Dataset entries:
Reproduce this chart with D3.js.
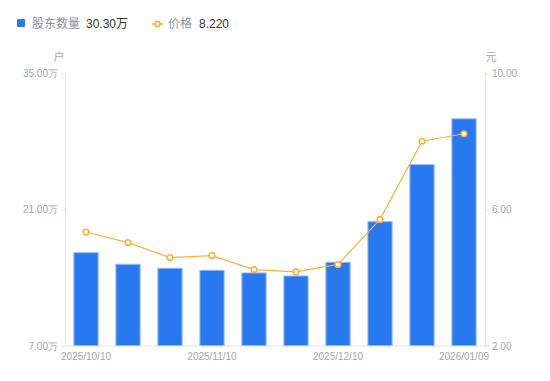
<!DOCTYPE html>
<html>
<head>
<meta charset="utf-8">
<script src="https://cdn.jsdelivr.net/npm/d3@7"></script>
<style>
  body { margin: 0; background: #fff; }
  svg { display: block; font-family: "Liberation Sans", "Noto Sans CJK SC", sans-serif; }
</style>
</head>
<body>
<script>
const dates = ['2025/10/10', '2025/10/20', '2025/10/31', '2025/11/10', '2025/11/20',
               '2025/11/30', '2025/12/10', '2025/12/20', '2025/12/31', '2026/01/09'];
const holders = [16.57, 15.38, 14.97, 14.76, 14.49, 14.18, 15.58, 19.75, 25.6, 30.30]; // 万户
const prices = [5.34, 5.03, 4.59, 4.65, 4.24, 4.17, 4.39, 5.71, 8.0, 8.22]; // 元
const leftTicks = [7, 21, 35];
const rightTicks = [2, 6, 10];
const shownDates = ['2025/10/10', '2025/11/10', '2025/12/10', '2026/01/09'];

const width = 550, height = 381;
const margin = { top: 73, right: 65, bottom: 35, left: 65 };

const barColor = '#2878f0', lineColor = '#fbb03b', axisColor = '#e3e4e8', textColor = '#a3a5b3';

const svg = d3.select('body').append('svg')
    .attr('width', width).attr('height', height);

const x = d3.scaleBand()
    .domain(dates)
    .range([margin.left, width - margin.right])
    .paddingInner(0.4).paddingOuter(0.2);

const yL = d3.scaleLinear().domain([7, 35]).range([height - margin.bottom, margin.top]);
const yR = d3.scaleLinear().domain([2, 10]).range([height - margin.bottom, margin.top]);

// axes
const leftAxis = svg.append('g')
    .attr('transform', `translate(${margin.left},0)`)
    .call(d3.axisLeft(yL).tickValues(leftTicks).tickSize(4).tickPadding(3)
      .tickFormat(d => d3.format('.2f')(d) + '万'));

const rightAxis = svg.append('g')
    .attr('transform', `translate(${width - margin.right},0)`)
    .call(d3.axisRight(yR).tickValues(rightTicks).tickSize(4).tickPadding(3)
      .tickFormat(d3.format('.2f')));

const bottomAxis = svg.append('g')
    .attr('transform', `translate(0,${height - margin.bottom})`)
    .call(d3.axisBottom(x).tickValues(shownDates).tickSize(0).tickPadding(7));

[leftAxis, rightAxis, bottomAxis].forEach(g => {
  g.select('.domain').attr('stroke', axisColor);
  g.selectAll('.tick line').attr('stroke', axisColor);
  g.selectAll('.tick text').attr('fill', textColor).style('font-size', '10px');
});
bottomAxis.select('.domain').attr('d', `M${margin.left},0H${width - margin.right}`);

// unit labels
svg.append('text').attr('x', margin.left - 6).attr('y', 61)
    .attr('text-anchor', 'middle').attr('fill', textColor)
    .style('font-size', '11px').text('户');
svg.append('text').attr('x', width - margin.right + 6).attr('y', 61)
    .attr('text-anchor', 'middle').attr('fill', textColor)
    .style('font-size', '11px').text('元');

// bars
svg.append('g').selectAll('rect')
  .data(holders)
  .join('rect')
    .attr('x', (d, i) => x(dates[i]) + 0.5)
    .attr('y', d => yL(d))
    .attr('width', x.bandwidth() - 1)
    .attr('height', d => yL(7) - yL(d) - 0.5)
    .attr('fill', barColor)
    .attr('stroke', '#8fb8f7')
    .attr('stroke-width', 1);

// price line
const line = d3.line()
    .x((d, i) => x(dates[i]) + x.bandwidth() / 2)
    .y(d => yR(d));

svg.append('path')
    .datum(prices)
    .attr('d', line)
    .attr('fill', 'none')
    .attr('stroke', lineColor)
    .attr('stroke-width', 1.2);

svg.append('g').selectAll('circle')
  .data(prices)
  .join('circle')
    .attr('cx', (d, i) => x(dates[i]) + x.bandwidth() / 2)
    .attr('cy', d => yR(d))
    .attr('r', 2.8)
    .attr('fill', '#fff')
    .attr('stroke', lineColor)
    .attr('stroke-width', 1.6);

// legend
const legend = svg.append('g').style('font-size', '12px');
legend.append('rect').attr('x', 17).attr('y', 19).attr('width', 8).attr('height', 8)
    .attr('rx', 1).attr('fill', barColor);
legend.append('text').attr('x', 32).attr('y', 28).attr('fill', '#8e909e').text('股东数量');
legend.append('text').attr('x', 86).attr('y', 28).attr('fill', '#333').text(d3.format('.2f')(holders[holders.length - 1]) + '万');

legend.append('line').attr('x1', 152).attr('x2', 163).attr('y1', 24).attr('y2', 24)
    .attr('stroke', lineColor).attr('stroke-width', 1.5);
legend.append('circle').attr('cx', 157.5).attr('cy', 24).attr('r', 2.6)
    .attr('fill', '#fff').attr('stroke', lineColor).attr('stroke-width', 1.6);
legend.append('text').attr('x', 168).attr('y', 28).attr('fill', '#8e909e').text('价格');
legend.append('text').attr('x', 199).attr('y', 28).attr('fill', '#333').text(d3.format('.3f')(prices[prices.length - 1]));
</script>
</body>
</html>
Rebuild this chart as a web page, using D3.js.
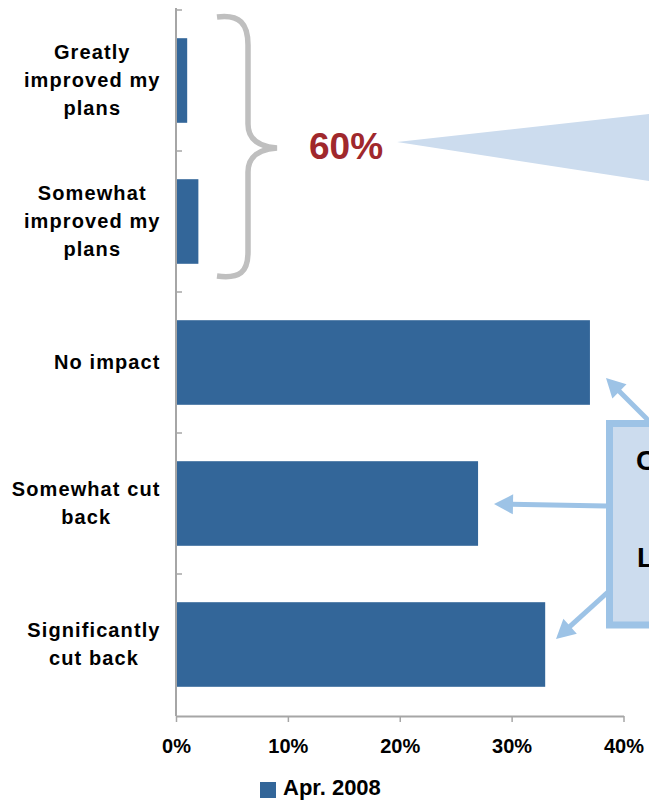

**Work to do**
Your task is to repeat the data above exactly while excluding the pictures.

**Solution for this exercise**
Reproduce this chart with D3.js.
<!DOCTYPE html>
<html>
<head>
<meta charset="utf-8">
<script src="https://cdn.jsdelivr.net/npm/d3@7"></script>
<style>
  body { margin: 0; background: #fff; }
  svg { display: block; font-family: "Liberation Sans", "Noto Sans CJK SC", sans-serif; }
</style>
</head>
<body>
<script>
const dates = ['2025/10/10', '2025/10/20', '2025/10/31', '2025/11/10', '2025/11/20',
               '2025/11/30', '2025/12/10', '2025/12/20', '2025/12/31', '2026/01/09'];
const holders = [16.57, 15.38, 14.97, 14.76, 14.49, 14.18, 15.58, 19.75, 25.6, 30.30]; // 万户
const prices = [5.34, 5.03, 4.59, 4.65, 4.24, 4.17, 4.39, 5.71, 8.0, 8.22]; // 元
const leftTicks = [7, 21, 35];
const rightTicks = [2, 6, 10];
const shownDates = ['2025/10/10', '2025/11/10', '2025/12/10', '2026/01/09'];

const width = 550, height = 381;
const margin = { top: 73, right: 65, bottom: 35, left: 65 };

const barColor = '#2878f0', lineColor = '#fbb03b', axisColor = '#e3e4e8', textColor = '#a3a5b3';

const svg = d3.select('body').append('svg')
    .attr('width', width).attr('height', height);

const x = d3.scaleBand()
    .domain(dates)
    .range([margin.left, width - margin.right])
    .paddingInner(0.4).paddingOuter(0.2);

const yL = d3.scaleLinear().domain([7, 35]).range([height - margin.bottom, margin.top]);
const yR = d3.scaleLinear().domain([2, 10]).range([height - margin.bottom, margin.top]);

// axes
const leftAxis = svg.append('g')
    .attr('transform', `translate(${margin.left},0)`)
    .call(d3.axisLeft(yL).tickValues(leftTicks).tickSize(4).tickPadding(3)
      .tickFormat(d => d3.format('.2f')(d) + '万'));

const rightAxis = svg.append('g')
    .attr('transform', `translate(${width - margin.right},0)`)
    .call(d3.axisRight(yR).tickValues(rightTicks).tickSize(4).tickPadding(3)
      .tickFormat(d3.format('.2f')));

const bottomAxis = svg.append('g')
    .attr('transform', `translate(0,${height - margin.bottom})`)
    .call(d3.axisBottom(x).tickValues(shownDates).tickSize(0).tickPadding(7));

[leftAxis, rightAxis, bottomAxis].forEach(g => {
  g.select('.domain').attr('stroke', axisColor);
  g.selectAll('.tick line').attr('stroke', axisColor);
  g.selectAll('.tick text').attr('fill', textColor).style('font-size', '10px');
});
bottomAxis.select('.domain').attr('d', `M${margin.left},0H${width - margin.right}`);

// unit labels
svg.append('text').attr('x', margin.left - 6).attr('y', 61)
    .attr('text-anchor', 'middle').attr('fill', textColor)
    .style('font-size', '11px').text('户');
svg.append('text').attr('x', width - margin.right + 6).attr('y', 61)
    .attr('text-anchor', 'middle').attr('fill', textColor)
    .style('font-size', '11px').text('元');

// bars
svg.append('g').selectAll('rect')
  .data(holders)
  .join('rect')
    .attr('x', (d, i) => x(dates[i]) + 0.5)
    .attr('y', d => yL(d))
    .attr('width', x.bandwidth() - 1)
    .attr('height', d => yL(7) - yL(d) - 0.5)
    .attr('fill', barColor)
    .attr('stroke', '#8fb8f7')
    .attr('stroke-width', 1);

// price line
const line = d3.line()
    .x((d, i) => x(dates[i]) + x.bandwidth() / 2)
    .y(d => yR(d));

svg.append('path')
    .datum(prices)
    .attr('d', line)
    .attr('fill', 'none')
    .attr('stroke', lineColor)
    .attr('stroke-width', 1.2);

svg.append('g').selectAll('circle')
  .data(prices)
  .join('circle')
    .attr('cx', (d, i) => x(dates[i]) + x.bandwidth() / 2)
    .attr('cy', d => yR(d))
    .attr('r', 2.8)
    .attr('fill', '#fff')
    .attr('stroke', lineColor)
    .attr('stroke-width', 1.6);

// legend
const legend = svg.append('g').style('font-size', '12px');
legend.append('rect').attr('x', 17).attr('y', 19).attr('width', 8).attr('height', 8)
    .attr('rx', 1).attr('fill', barColor);
legend.append('text').attr('x', 32).attr('y', 28).attr('fill', '#8e909e').text('股东数量');
legend.append('text').attr('x', 86).attr('y', 28).attr('fill', '#333').text(d3.format('.2f')(holders[holders.length - 1]) + '万');

legend.append('line').attr('x1', 152).attr('x2', 163).attr('y1', 24).attr('y2', 24)
    .attr('stroke', lineColor).attr('stroke-width', 1.5);
legend.append('circle').attr('cx', 157.5).attr('cy', 24).attr('r', 2.6)
    .attr('fill', '#fff').attr('stroke', lineColor).attr('stroke-width', 1.6);
legend.append('text').attr('x', 168).attr('y', 28).attr('fill', '#8e909e').text('价格');
legend.append('text').attr('x', 199).attr('y', 28).attr('fill', '#333').text(d3.format('.3f')(prices[prices.length - 1]));
</script>
</body>
</html>
Rebuild this chart as a web page, using D3.js.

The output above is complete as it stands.